(Material supplied):
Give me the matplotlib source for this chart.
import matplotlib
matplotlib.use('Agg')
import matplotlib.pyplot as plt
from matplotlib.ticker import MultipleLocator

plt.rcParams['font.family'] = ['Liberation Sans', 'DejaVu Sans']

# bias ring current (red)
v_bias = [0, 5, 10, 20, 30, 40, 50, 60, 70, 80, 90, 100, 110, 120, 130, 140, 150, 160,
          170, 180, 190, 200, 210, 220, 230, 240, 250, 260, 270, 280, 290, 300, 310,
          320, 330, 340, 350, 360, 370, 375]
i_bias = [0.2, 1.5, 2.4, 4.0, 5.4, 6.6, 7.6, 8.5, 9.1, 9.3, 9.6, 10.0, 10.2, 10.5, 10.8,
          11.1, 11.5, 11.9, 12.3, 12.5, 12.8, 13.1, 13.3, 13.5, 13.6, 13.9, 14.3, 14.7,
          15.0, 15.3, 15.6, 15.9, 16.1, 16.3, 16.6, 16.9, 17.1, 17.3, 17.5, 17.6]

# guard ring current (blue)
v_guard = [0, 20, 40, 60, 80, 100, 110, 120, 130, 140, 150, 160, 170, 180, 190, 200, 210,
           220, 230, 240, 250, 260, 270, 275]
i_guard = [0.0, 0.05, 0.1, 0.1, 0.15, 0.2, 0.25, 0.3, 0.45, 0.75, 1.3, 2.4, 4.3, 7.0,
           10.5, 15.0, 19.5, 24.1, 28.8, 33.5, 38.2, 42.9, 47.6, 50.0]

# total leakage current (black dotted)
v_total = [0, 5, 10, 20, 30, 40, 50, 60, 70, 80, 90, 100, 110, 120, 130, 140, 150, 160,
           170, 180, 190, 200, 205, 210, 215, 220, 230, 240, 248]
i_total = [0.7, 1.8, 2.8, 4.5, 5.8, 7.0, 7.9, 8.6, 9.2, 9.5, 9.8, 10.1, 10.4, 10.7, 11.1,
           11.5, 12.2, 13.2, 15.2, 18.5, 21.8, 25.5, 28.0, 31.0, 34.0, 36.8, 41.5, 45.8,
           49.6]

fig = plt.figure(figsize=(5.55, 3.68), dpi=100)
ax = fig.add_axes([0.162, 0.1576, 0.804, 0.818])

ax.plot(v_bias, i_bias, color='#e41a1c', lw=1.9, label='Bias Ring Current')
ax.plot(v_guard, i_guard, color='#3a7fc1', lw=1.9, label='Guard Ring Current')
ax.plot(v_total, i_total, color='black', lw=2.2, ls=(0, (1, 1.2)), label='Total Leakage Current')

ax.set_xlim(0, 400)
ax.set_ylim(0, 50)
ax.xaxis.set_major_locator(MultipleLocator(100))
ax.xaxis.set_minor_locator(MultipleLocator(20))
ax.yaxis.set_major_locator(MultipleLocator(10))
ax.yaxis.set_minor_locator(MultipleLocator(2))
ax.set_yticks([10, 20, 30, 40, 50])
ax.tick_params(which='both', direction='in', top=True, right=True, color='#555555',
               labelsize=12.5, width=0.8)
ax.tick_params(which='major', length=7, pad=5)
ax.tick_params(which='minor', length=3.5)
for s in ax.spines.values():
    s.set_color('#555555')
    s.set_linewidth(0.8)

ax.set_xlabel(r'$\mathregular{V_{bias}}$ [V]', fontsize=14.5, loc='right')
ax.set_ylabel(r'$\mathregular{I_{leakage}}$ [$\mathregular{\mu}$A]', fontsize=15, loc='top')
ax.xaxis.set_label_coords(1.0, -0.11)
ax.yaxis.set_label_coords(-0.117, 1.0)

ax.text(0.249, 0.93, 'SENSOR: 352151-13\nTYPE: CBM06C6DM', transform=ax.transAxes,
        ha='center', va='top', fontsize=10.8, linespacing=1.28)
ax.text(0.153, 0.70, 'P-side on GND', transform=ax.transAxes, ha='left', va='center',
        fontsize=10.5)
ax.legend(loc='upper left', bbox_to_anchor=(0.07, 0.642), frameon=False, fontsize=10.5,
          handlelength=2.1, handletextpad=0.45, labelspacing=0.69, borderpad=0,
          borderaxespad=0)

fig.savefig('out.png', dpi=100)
--
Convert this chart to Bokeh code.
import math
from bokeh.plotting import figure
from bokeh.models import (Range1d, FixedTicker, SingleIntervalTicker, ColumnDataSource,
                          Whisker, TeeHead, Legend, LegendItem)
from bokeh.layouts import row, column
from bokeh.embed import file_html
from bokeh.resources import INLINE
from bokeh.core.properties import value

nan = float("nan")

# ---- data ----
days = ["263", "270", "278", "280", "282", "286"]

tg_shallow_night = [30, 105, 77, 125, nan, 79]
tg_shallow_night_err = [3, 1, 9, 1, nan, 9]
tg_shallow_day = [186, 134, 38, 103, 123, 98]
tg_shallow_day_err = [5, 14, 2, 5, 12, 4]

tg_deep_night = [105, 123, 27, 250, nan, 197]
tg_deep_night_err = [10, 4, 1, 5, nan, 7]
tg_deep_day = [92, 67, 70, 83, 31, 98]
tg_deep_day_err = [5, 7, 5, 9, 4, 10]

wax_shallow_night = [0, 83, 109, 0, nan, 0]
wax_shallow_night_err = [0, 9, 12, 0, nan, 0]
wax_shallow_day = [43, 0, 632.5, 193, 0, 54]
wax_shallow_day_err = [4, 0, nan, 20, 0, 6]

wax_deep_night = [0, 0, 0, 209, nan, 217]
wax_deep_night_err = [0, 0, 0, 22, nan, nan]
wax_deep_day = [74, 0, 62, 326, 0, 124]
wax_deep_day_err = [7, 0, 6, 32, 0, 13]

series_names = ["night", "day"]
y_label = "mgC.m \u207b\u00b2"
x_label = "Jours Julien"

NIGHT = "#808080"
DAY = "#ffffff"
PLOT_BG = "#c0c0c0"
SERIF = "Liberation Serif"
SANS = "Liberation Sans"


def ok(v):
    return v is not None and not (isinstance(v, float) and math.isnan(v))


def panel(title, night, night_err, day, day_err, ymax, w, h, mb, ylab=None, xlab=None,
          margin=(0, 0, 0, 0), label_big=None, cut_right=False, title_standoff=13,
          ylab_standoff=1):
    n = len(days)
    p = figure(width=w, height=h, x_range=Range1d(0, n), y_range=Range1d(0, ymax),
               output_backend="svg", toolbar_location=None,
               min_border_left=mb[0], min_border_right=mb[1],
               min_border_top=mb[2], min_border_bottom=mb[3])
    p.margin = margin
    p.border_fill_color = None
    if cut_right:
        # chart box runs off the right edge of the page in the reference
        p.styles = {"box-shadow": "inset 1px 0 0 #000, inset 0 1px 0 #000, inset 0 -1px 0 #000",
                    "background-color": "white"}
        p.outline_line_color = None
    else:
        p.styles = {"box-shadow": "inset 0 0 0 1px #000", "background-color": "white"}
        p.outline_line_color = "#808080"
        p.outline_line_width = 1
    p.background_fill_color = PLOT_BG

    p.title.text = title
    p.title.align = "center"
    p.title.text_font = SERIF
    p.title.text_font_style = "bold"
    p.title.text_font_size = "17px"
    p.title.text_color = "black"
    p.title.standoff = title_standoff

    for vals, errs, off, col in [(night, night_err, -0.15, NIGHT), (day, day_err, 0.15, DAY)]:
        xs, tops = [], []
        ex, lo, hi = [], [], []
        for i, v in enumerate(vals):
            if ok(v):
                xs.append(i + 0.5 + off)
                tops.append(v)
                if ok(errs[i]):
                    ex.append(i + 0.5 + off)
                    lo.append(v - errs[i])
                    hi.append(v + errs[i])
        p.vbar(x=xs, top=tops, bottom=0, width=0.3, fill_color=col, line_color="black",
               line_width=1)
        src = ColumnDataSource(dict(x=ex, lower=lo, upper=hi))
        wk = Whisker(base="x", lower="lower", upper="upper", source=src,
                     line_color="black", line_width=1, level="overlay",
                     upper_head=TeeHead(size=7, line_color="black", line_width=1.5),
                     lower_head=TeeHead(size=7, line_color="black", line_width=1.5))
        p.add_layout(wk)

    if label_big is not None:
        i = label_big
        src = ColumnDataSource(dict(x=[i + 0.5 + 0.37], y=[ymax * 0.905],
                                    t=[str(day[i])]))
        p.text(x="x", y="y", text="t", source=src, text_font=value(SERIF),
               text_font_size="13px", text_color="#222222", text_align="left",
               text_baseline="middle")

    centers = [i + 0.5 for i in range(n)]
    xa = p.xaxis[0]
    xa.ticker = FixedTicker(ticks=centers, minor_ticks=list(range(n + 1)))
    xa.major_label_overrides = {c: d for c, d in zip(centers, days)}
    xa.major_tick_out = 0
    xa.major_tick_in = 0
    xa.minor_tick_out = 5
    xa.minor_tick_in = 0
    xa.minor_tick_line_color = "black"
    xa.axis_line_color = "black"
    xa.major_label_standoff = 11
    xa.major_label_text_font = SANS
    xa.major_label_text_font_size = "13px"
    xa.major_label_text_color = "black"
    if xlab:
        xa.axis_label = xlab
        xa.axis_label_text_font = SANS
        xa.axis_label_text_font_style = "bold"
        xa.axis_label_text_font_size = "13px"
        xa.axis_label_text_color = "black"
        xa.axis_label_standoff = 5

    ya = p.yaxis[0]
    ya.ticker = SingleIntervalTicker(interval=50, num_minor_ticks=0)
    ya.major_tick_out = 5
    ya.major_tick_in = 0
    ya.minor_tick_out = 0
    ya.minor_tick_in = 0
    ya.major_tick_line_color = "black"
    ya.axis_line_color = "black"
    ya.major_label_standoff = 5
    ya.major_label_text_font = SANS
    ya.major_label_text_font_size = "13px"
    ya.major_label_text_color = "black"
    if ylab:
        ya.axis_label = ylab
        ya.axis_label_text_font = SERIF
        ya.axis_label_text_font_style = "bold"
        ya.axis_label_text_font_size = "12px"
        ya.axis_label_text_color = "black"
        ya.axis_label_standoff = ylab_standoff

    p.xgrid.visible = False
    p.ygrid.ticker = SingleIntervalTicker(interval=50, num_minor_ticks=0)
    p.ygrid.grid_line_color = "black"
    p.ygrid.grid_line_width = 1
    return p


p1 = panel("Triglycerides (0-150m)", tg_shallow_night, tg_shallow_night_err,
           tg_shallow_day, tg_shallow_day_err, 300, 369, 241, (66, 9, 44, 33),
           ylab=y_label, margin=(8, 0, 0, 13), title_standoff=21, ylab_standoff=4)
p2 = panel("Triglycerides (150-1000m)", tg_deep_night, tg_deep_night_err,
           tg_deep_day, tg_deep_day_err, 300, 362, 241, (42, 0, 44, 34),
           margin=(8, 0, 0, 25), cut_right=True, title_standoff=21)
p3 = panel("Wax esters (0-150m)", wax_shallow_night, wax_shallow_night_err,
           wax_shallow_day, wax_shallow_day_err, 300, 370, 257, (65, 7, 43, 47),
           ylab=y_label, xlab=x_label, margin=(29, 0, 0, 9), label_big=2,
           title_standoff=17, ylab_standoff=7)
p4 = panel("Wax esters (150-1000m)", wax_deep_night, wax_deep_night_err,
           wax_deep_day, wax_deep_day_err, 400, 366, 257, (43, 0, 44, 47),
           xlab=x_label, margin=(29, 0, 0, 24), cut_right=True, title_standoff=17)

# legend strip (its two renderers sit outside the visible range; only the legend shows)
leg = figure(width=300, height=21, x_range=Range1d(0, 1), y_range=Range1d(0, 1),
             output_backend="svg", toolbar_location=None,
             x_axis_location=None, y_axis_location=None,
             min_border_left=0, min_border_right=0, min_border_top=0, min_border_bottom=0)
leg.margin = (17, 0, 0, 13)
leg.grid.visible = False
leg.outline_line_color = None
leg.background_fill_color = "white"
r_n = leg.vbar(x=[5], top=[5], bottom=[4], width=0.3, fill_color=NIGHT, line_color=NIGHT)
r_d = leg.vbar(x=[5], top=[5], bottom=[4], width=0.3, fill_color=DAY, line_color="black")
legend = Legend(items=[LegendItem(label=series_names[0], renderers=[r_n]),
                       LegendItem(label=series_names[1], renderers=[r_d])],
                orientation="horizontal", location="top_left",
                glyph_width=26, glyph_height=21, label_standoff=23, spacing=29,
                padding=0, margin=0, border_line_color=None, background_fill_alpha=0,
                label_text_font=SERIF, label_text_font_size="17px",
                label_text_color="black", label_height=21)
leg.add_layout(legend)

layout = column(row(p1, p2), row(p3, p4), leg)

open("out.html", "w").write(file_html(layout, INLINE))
...
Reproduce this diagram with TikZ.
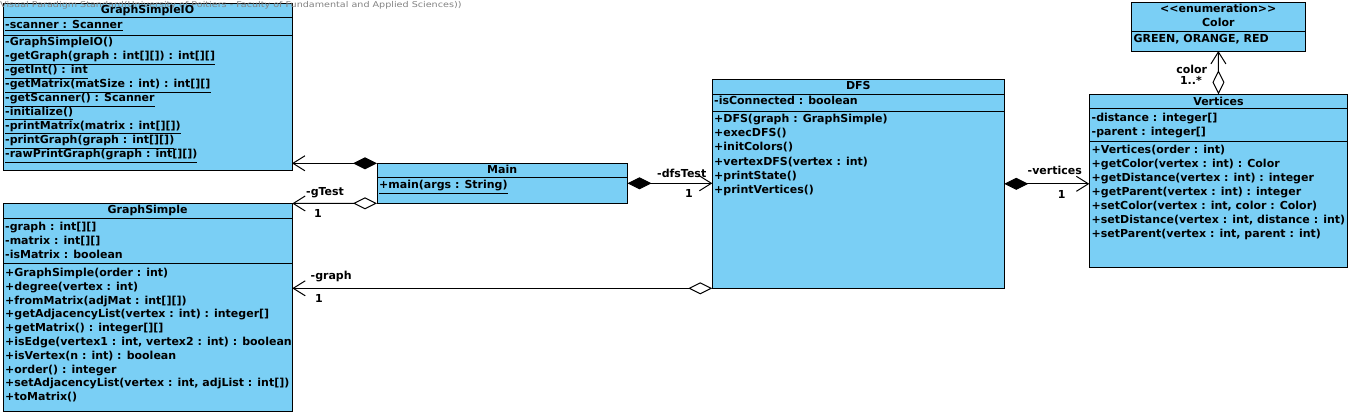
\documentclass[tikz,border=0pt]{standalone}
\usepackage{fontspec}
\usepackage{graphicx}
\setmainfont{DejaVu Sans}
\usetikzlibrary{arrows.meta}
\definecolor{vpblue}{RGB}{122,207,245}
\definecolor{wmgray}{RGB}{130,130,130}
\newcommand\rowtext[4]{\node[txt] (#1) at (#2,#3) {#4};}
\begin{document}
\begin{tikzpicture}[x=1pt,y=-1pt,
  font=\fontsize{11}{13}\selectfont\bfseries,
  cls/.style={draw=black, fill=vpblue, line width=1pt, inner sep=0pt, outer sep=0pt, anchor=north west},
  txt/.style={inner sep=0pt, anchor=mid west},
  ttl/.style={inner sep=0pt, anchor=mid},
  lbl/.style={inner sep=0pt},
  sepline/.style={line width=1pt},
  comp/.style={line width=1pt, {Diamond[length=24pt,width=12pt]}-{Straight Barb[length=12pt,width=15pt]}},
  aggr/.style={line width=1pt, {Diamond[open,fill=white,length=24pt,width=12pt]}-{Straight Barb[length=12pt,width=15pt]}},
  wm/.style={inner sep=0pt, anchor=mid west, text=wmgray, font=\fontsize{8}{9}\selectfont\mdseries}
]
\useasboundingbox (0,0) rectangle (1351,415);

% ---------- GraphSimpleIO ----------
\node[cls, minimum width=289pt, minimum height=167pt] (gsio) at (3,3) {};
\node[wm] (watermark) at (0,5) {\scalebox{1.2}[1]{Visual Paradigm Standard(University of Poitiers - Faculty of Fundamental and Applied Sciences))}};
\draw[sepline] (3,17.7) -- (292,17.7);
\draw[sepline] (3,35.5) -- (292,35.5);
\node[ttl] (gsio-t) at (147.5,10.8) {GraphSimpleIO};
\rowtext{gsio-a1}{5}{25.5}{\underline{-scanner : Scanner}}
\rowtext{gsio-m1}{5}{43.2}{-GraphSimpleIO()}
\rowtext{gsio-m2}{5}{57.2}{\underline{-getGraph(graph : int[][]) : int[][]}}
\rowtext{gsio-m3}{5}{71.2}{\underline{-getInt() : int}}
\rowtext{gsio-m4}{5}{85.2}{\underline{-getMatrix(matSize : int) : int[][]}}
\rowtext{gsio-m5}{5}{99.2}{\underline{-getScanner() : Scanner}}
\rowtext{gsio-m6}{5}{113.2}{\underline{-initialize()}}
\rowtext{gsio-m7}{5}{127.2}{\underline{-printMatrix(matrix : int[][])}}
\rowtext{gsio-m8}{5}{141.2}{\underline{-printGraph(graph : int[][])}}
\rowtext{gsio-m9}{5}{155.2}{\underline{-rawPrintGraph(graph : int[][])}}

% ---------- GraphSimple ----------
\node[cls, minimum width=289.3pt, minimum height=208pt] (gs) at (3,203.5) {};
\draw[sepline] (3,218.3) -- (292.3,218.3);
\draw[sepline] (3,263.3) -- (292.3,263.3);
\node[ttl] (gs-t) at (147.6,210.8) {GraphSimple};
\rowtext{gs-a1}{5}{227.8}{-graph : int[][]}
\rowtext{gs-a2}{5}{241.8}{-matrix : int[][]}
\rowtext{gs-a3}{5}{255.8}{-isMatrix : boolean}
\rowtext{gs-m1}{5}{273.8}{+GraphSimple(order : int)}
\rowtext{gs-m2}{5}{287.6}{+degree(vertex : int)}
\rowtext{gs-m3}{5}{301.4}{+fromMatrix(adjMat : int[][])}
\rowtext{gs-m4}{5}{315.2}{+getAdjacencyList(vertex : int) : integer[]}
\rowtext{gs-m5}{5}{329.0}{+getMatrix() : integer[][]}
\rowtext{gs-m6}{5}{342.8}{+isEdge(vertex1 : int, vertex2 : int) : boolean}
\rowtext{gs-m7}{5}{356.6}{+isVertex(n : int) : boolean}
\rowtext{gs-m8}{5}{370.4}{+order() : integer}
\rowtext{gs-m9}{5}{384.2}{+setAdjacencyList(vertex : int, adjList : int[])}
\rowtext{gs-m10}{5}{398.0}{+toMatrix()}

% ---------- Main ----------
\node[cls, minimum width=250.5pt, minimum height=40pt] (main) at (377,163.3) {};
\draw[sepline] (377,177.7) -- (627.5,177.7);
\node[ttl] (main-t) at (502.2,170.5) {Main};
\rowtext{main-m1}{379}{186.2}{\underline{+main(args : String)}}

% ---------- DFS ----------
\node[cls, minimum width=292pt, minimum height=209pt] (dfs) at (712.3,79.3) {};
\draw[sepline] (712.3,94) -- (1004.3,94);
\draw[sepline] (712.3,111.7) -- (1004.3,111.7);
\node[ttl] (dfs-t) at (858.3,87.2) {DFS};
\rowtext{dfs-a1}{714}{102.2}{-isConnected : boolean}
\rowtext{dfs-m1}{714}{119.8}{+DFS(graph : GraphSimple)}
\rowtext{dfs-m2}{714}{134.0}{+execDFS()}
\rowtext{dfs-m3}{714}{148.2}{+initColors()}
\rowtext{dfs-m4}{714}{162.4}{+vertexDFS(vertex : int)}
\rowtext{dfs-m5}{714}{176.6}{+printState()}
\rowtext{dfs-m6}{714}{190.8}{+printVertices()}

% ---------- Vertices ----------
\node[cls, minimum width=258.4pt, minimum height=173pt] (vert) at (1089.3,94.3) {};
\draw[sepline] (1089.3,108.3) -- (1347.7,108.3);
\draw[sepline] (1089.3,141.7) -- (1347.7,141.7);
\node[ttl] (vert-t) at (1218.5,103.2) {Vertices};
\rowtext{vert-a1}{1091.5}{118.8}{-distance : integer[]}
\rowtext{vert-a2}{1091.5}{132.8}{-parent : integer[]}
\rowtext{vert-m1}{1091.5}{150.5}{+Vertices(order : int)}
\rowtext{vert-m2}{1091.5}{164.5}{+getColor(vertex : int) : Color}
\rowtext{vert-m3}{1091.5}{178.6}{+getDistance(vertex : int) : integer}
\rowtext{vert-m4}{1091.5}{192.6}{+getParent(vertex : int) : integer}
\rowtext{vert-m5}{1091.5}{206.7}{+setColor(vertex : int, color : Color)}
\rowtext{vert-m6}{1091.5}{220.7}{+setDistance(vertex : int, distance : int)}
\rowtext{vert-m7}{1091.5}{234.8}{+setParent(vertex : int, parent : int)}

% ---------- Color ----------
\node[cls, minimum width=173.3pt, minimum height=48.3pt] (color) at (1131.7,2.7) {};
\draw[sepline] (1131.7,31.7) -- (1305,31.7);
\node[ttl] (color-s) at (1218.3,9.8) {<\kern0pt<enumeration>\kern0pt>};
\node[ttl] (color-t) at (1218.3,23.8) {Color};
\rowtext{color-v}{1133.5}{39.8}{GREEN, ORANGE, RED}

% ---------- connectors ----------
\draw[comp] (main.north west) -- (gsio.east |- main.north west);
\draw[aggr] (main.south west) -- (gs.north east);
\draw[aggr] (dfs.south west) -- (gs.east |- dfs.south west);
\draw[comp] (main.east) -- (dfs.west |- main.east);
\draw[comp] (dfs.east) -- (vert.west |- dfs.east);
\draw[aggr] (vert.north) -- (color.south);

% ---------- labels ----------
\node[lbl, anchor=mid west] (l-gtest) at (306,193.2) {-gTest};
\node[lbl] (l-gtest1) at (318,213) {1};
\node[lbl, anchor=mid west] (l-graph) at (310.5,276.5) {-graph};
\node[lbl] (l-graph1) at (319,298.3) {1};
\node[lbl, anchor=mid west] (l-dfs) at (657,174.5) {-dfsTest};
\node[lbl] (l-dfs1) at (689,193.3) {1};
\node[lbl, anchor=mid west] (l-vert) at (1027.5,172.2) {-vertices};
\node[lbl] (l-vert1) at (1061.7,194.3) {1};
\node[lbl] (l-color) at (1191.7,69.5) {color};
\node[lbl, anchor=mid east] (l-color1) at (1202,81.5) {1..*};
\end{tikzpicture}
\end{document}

(Exercise):
Begin with the line containing "Give me the matplotlib source for this chart.", end with the line containing "label='Total Leakage Current')", and repeat every line in that stretch exactly.

(Answer for this exercise):
Give me the matplotlib source for this chart.
import matplotlib
matplotlib.use('Agg')
import matplotlib.pyplot as plt
from matplotlib.ticker import MultipleLocator

plt.rcParams['font.family'] = ['Liberation Sans', 'DejaVu Sans']

# bias ring current (red)
v_bias = [0, 5, 10, 20, 30, 40, 50, 60, 70, 80, 90, 100, 110, 120, 130, 140, 150, 160,
          170, 180, 190, 200, 210, 220, 230, 240, 250, 260, 270, 280, 290, 300, 310,
          320, 330, 340, 350, 360, 370, 375]
i_bias = [0.2, 1.5, 2.4, 4.0, 5.4, 6.6, 7.6, 8.5, 9.1, 9.3, 9.6, 10.0, 10.2, 10.5, 10.8,
          11.1, 11.5, 11.9, 12.3, 12.5, 12.8, 13.1, 13.3, 13.5, 13.6, 13.9, 14.3, 14.7,
          15.0, 15.3, 15.6, 15.9, 16.1, 16.3, 16.6, 16.9, 17.1, 17.3, 17.5, 17.6]

# guard ring current (blue)
v_guard = [0, 20, 40, 60, 80, 100, 110, 120, 130, 140, 150, 160, 170, 180, 190, 200, 210,
           220, 230, 240, 250, 260, 270, 275]
i_guard = [0.0, 0.05, 0.1, 0.1, 0.15, 0.2, 0.25, 0.3, 0.45, 0.75, 1.3, 2.4, 4.3, 7.0,
           10.5, 15.0, 19.5, 24.1, 28.8, 33.5, 38.2, 42.9, 47.6, 50.0]

# total leakage current (black dotted)
v_total = [0, 5, 10, 20, 30, 40, 50, 60, 70, 80, 90, 100, 110, 120, 130, 140, 150, 160,
           170, 180, 190, 200, 205, 210, 215, 220, 230, 240, 248]
i_total = [0.7, 1.8, 2.8, 4.5, 5.8, 7.0, 7.9, 8.6, 9.2, 9.5, 9.8, 10.1, 10.4, 10.7, 11.1,
           11.5, 12.2, 13.2, 15.2, 18.5, 21.8, 25.5, 28.0, 31.0, 34.0, 36.8, 41.5, 45.8,
           49.6]

fig = plt.figure(figsize=(5.55, 3.68), dpi=100)
ax = fig.add_axes([0.162, 0.1576, 0.804, 0.818])

ax.plot(v_bias, i_bias, color='#e41a1c', lw=1.9, label='Bias Ring Current')
ax.plot(v_guard, i_guard, color='#3a7fc1', lw=1.9, label='Guard Ring Current')
ax.plot(v_total, i_total, color='black', lw=2.2, ls=(0, (1, 1.2)), label='Total Leakage Current')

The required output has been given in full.